Z
atonie, Pologne, seconde moitié du XXe siècle. La guerre est finie et le rideau de fer est tombé. Une vie à peu près normale a pu reprendre son cours sous le joug d’un parti communiste tout puissant. La situation n’est pas facile, mais la paix règne enfin. La mort de Staline, en 1953, pourrait même apporter un peu de répit à la population, qui sait. En attendant la concrétisation des promesses du paradis des travailleurs, Zofia et Stanisław Wachowisz prennent leur mal en patience et tentent de faire contre mauvaise fortune bon cœur. Un enfant, un deuxième en route, une maison en construction, ce ne sont pas les projets qui manquent. Et puis, Zofia entretient un rêve secret : visiter Paris ! Sa sœur y est déjà et lui envoie régulièrement des lettres qui lui font s’échapper de son quotidien gris et si monotone. Un jour, elle aura un passeport et pourra aller en France, c’est certain, sinon à quoi bon continuer ?
Łukasz Wojciechowski passe en mode chronique biographique à cent pour cent en retraçant le plus fidèlement possible la vie de sa grand-mère. À l’occasion, il rend également hommage aux Polonais qui, après un conflit destructeur, endurèrent pendant près de cinquante ans les «joies» du socialisme le plus aliénant. Le projet est évidemment grave, rempli de respect et d’émotion. En effet, il est impossible ne pas être touché par les épreuves qui ont entaché la trajectoire de ce couple lambda. Seulement, dans ses albums précédents, l’auteur avait su élargir sa focale et généraliser son propos. Le rôle de l’urbanisme et de l’architecture sur le devenir des populations, l’importance de l’art, etc., ces éléments venaient appuyer et renforcer les personnages. Ce n’est malheureusement pas le cas dans Loin de Paris. Le scénario se limite à la description des différents évènements que croisent cette femme et cet homme. Seules les lettres parisiennes de la sœur de l’héroïne permettent quelques rares parenthèses ou respirations bienvenues.

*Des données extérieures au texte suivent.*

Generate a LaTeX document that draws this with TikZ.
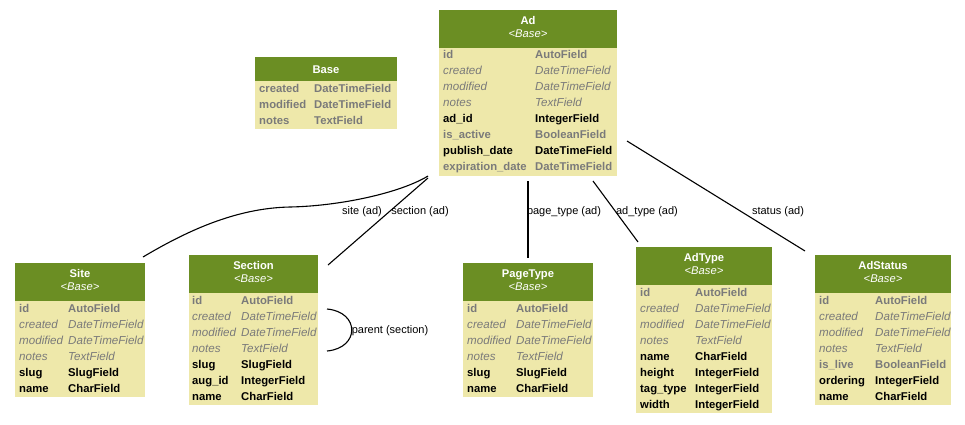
\documentclass[tikz,border=0pt]{standalone}
\usepackage{fontspec}
\setmainfont{Liberation Sans}
\definecolor{hdgreen}{RGB}{107,142,35}
\definecolor{bdyellow}{RGB}{238,232,170}
\definecolor{fgray}{RGB}{122,122,122}
\newcommand\erow[7]{\node[#1] (#2n) at (#3,#5+4) {#6}; \node[#1] (#2t) at (#4,#5+4) {#7};}
\begin{document}
\begin{tikzpicture}[x=1pt,y=-1pt,
 hd/.style={fill=hdgreen,draw=none,inner sep=0,outer sep=0,anchor=north west},
 bd/.style={fill=bdyellow,draw=none,inner sep=0,outer sep=0,anchor=north west},
 ttl/.style={anchor=base,inner sep=0,text=white,font=\fontsize{11.2}{13}\selectfont\bfseries},
 subt/.style={anchor=base,inner sep=0,text=white,font=\fontsize{11.2}{13}\selectfont\itshape},
 fb/.style={anchor=base west,inner sep=0,text=black,font=\fontsize{11.3}{13}\selectfont\bfseries},
 fg/.style={anchor=base west,inner sep=0,text=fgray,font=\fontsize{11.3}{13}\selectfont\bfseries},
 fi/.style={anchor=base west,inner sep=0,text=fgray,font=\fontsize{11.6}{13}\selectfont\itshape},
 edge/.style={line width=1.1pt,black},
 elab/.style={anchor=center,inner sep=0,font=\fontsize{11}{13}\selectfont}]
\useasboundingbox[fill=white] (0,0) rectangle (965,424);

% ---------- Ad ----------
\node[hd,minimum width=178pt,minimum height=38pt] (adH) at (439,10) {};
\node[bd,minimum width=178pt,minimum height=128pt] (adB) at (439,48) {};
\node[ttl] (adTi) at (528,24) {Ad};
\node[subt] (adSu) at (528,37.5) {<Base>};
\erow{fg}{ad1}{443}{535}{54}{id}{AutoField}
\erow{fi}{ad2}{443}{535}{70}{created}{DateTimeField}
\erow{fi}{ad3}{443}{535}{86}{modified}{DateTimeField}
\erow{fi}{ad4}{443}{535}{102}{notes}{TextField}
\erow{fb}{ad5}{443}{535}{118}{ad\_id}{IntegerField}
\erow{fg}{ad6}{443}{535}{134}{is\_active}{BooleanField}
\erow{fb}{ad7}{443}{535}{150}{publish\_date}{DateTimeField}
\erow{fg}{ad8}{443}{535}{166}{expiration\_date}{DateTimeField}

% ---------- Base ----------
\node[hd,minimum width=142pt,minimum height=24pt] (baH) at (255,57) {};
\node[bd,minimum width=142pt,minimum height=48pt] (baB) at (255,81) {};
\node[ttl] (baTi) at (326,73) {Base};
\erow{fg}{ba1}{259}{314}{88}{created}{DateTimeField}
\erow{fg}{ba2}{259}{314}{104}{modified}{DateTimeField}
\erow{fg}{ba3}{259}{314}{120}{notes}{TextField}

% ---------- Site ----------
\node[hd,minimum width=130pt,minimum height=38pt] (siH) at (15,263) {};
\node[bd,minimum width=130pt,minimum height=96pt] (siB) at (15,301) {};
\node[ttl] (siTi) at (80,277) {Site};
\node[subt] (siSu) at (80,290.5) {<Base>};
\erow{fg}{si1}{19}{68}{308}{id}{AutoField}
\erow{fi}{si2}{19}{68}{324}{created}{DateTimeField}
\erow{fi}{si3}{19}{68}{340}{modified}{DateTimeField}
\erow{fi}{si4}{19}{68}{356}{notes}{TextField}
\erow{fb}{si5}{19}{68}{372}{slug}{SlugField}
\erow{fb}{si6}{19}{68}{388}{name}{CharField}

% ---------- Section ----------
\node[hd,minimum width=129pt,minimum height=38pt] (seH) at (189,255) {};
\node[bd,minimum width=129pt,minimum height=112pt] (seB) at (189,293) {};
\node[ttl] (seTi) at (253.5,269) {Section};
\node[subt] (seSu) at (253.5,282.5) {<Base>};
\erow{fg}{se1}{192}{241}{300}{id}{AutoField}
\erow{fi}{se2}{192}{241}{316}{created}{DateTimeField}
\erow{fi}{se3}{192}{241}{332}{modified}{DateTimeField}
\erow{fi}{se4}{192}{241}{348}{notes}{TextField}
\erow{fb}{se5}{192}{241}{364}{slug}{SlugField}
\erow{fb}{se6}{192}{241}{380}{aug\_id}{IntegerField}
\erow{fb}{se7}{192}{241}{396}{name}{CharField}

% ---------- PageType ----------
\node[hd,minimum width=130pt,minimum height=38pt] (ptH) at (463,263) {};
\node[bd,minimum width=130pt,minimum height=96pt] (ptB) at (463,301) {};
\node[ttl] (ptTi) at (528,277) {PageType};
\node[subt] (ptSu) at (528,290.5) {<Base>};
\erow{fg}{pt1}{467}{516}{308}{id}{AutoField}
\erow{fi}{pt2}{467}{516}{324}{created}{DateTimeField}
\erow{fi}{pt3}{467}{516}{340}{modified}{DateTimeField}
\erow{fi}{pt4}{467}{516}{356}{notes}{TextField}
\erow{fb}{pt5}{467}{516}{372}{slug}{SlugField}
\erow{fb}{pt6}{467}{516}{388}{name}{CharField}

% ---------- AdType ----------
\node[hd,minimum width=136pt,minimum height=38pt] (atH) at (636,247) {};
\node[bd,minimum width=136pt,minimum height=128pt] (atB) at (636,285) {};
\node[ttl] (atTi) at (704,261) {AdType};
\node[subt] (atSu) at (704,274.5) {<Base>};
\erow{fg}{at1}{640}{695}{292}{id}{AutoField}
\erow{fi}{at2}{640}{695}{308}{created}{DateTimeField}
\erow{fi}{at3}{640}{695}{324}{modified}{DateTimeField}
\erow{fi}{at4}{640}{695}{340}{notes}{TextField}
\erow{fb}{at5}{640}{695}{356}{name}{CharField}
\erow{fb}{at6}{640}{695}{372}{height}{IntegerField}
\erow{fb}{at7}{640}{695}{388}{tag\_type}{IntegerField}
\erow{fb}{at8}{640}{695}{404}{width}{IntegerField}

% ---------- AdStatus ----------
\node[hd,minimum width=136pt,minimum height=38pt] (asH) at (815,255) {};
\node[bd,minimum width=136pt,minimum height=112pt] (asB) at (815,293) {};
\node[ttl] (asTi) at (883,269) {AdStatus};
\node[subt] (asSu) at (883,282.5) {<Base>};
\erow{fg}{as1}{819}{875}{300}{id}{AutoField}
\erow{fi}{as2}{819}{875}{316}{created}{DateTimeField}
\erow{fi}{as3}{819}{875}{332}{modified}{DateTimeField}
\erow{fi}{as4}{819}{875}{348}{notes}{TextField}
\erow{fg}{as5}{819}{875}{364}{is\_live}{BooleanField}
\erow{fb}{as6}{819}{875}{380}{ordering}{IntegerField}
\erow{fb}{as7}{819}{875}{396}{name}{CharField}

% ---------- connector end points ----------
\coordinate (cSiA) at (428,176);
\coordinate (cSiB) at (143,257);
\coordinate (cSeA) at (428,178);
\coordinate (cSeB) at (328,265);
\coordinate (cPtA) at (528,181);
\coordinate (cPtB) at (528,258);
\coordinate (cAtA) at (593,181);
\coordinate (cAtB) at (638,242);
\coordinate (cAsA) at (627,141);
\coordinate (cAsB) at (805,251);
\coordinate (cLpA) at (327,309);
\coordinate (cLpB) at (327,351);

% ---------- connectors ----------
\draw[edge] (cSiA) .. controls (400,193) and (340,206) .. (290,207)
            .. controls (235,208) and (185,232) .. (cSiB);
\draw[edge] (cSeA) -- (cSeB);
\draw[edge] (cPtA) -- (cPtB);
\draw[edge] (cAtA) -- (cAtB);
\draw[edge] (cAsA) -- (cAsB);
\draw[edge] (cLpA) .. controls (360,312) and (360,348) .. (cLpB);

% ---------- labels ----------
\node[elab] (lSi) at (362,212) {site (ad)};
\node[elab] (lSe) at (420,212) {section (ad)};
\node[elab] (lPt) at (564,212) {page\_type (ad)};
\node[elab] (lAt) at (647,212) {ad\_type (ad)};
\node[elab] (lAs) at (778,212) {status (ad)};
\node[elab] (lLp) at (390,330.5) {parent (section)};
\end{tikzpicture}
\end{document}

Trait mécanique et style désincarné, l’approche informatique du dessinateur est désormais bien connue. Le côté synthétique des dessins se montrait parfait afin de dépeindre la réalité des grands ensembles, des villes et du béton en général. Pour ce qui est de la psychologie des protagonistes, de la nature ou du vent sur la plaine de la voïvodie de Lubusz, le résultat s’avère moins probant. Pourtant, Wojciechowski ne démérite pas et propose quelques inventions purement graphiques intéressantes.
Récit familial avant tout, Loin de Paris demeure un peu trop personnel pour totalement embarquer les lecteurs. Il reste un témoignage intéressant d’une époque révolue et déjà passablement oubliée, voire désuète (cf. l’anecdote de la visite de Youri Gagarine, par exemple). À réserver aux amateurs de l’Histoire de l’Europe de l’Est et de réalisme social.
Les avis
Jcn664
Le 14/10/2025 à 10:17:11
Loin de Paris est une œuvre extrêment intimiste Et contrairement à l'avis du chroniqueur ayant passé complètement à côté de son sujet. Le. Côté personnel et très intimiste, c'est tous à fait le principe même de l'œuvre.
Ça ne cherche pas à embarquer le lecteur mais à témoigner aux lecteurs d'une époque certe révolue mais pas totalement désuet, il faut aussi derrière avoir une grille de lecture différente cette situation est encore actuel dans pas mal de pays, contexte historique différents.
On retrace cette jeune femme aimé de son marié mais qui se sent prisonnière de sa vie, à cause de son propre pays et des communistes de l'est.
Et qui n'a que pour s'évader de sa vie maurose du communisme polonais, les lettres de sa sœurs vivant à Paris, lui envoyant des ouvrages, des disques.
Pouvoir aussi ressentir du point de vue des habitants du blocs de l'est cette relation étrange presque bizarre d'avoir une mère en état de choque devant un vinyle en mode oh que c'edt beau,
C'est la que le bouquin nous rappelle par quelques petites finesses l'écart presque multidimensionnelle entre le blocs de l'ouest, et le bloc de l'est, comme deux monde parallèle qui se côtoies.
Chose qu'aujourd'hui on a plus tellement, et qu'on oublie trop souvent ça.
Le livre est aussi profondément triste dans son approche mais arrive avec certaines fulgurances à rendre le tous léger avec une finesses d'as l'écriture par certains trait humoristiques allegeant bien l'œuvre, ça rend plus de légèreté et c'est plutôt bien dosé.
Apres, la direction artistique est celons moi fabuleuse et une prise de risque assez phénoménal, et très atypique et expérimental dans un certains sens, c'est peut être un bon roman graphique qu'on pourrait lire en complément de la couleur des choses, flatland par exemple, dans cette continuité de roman graphique expérimentale ou délirante.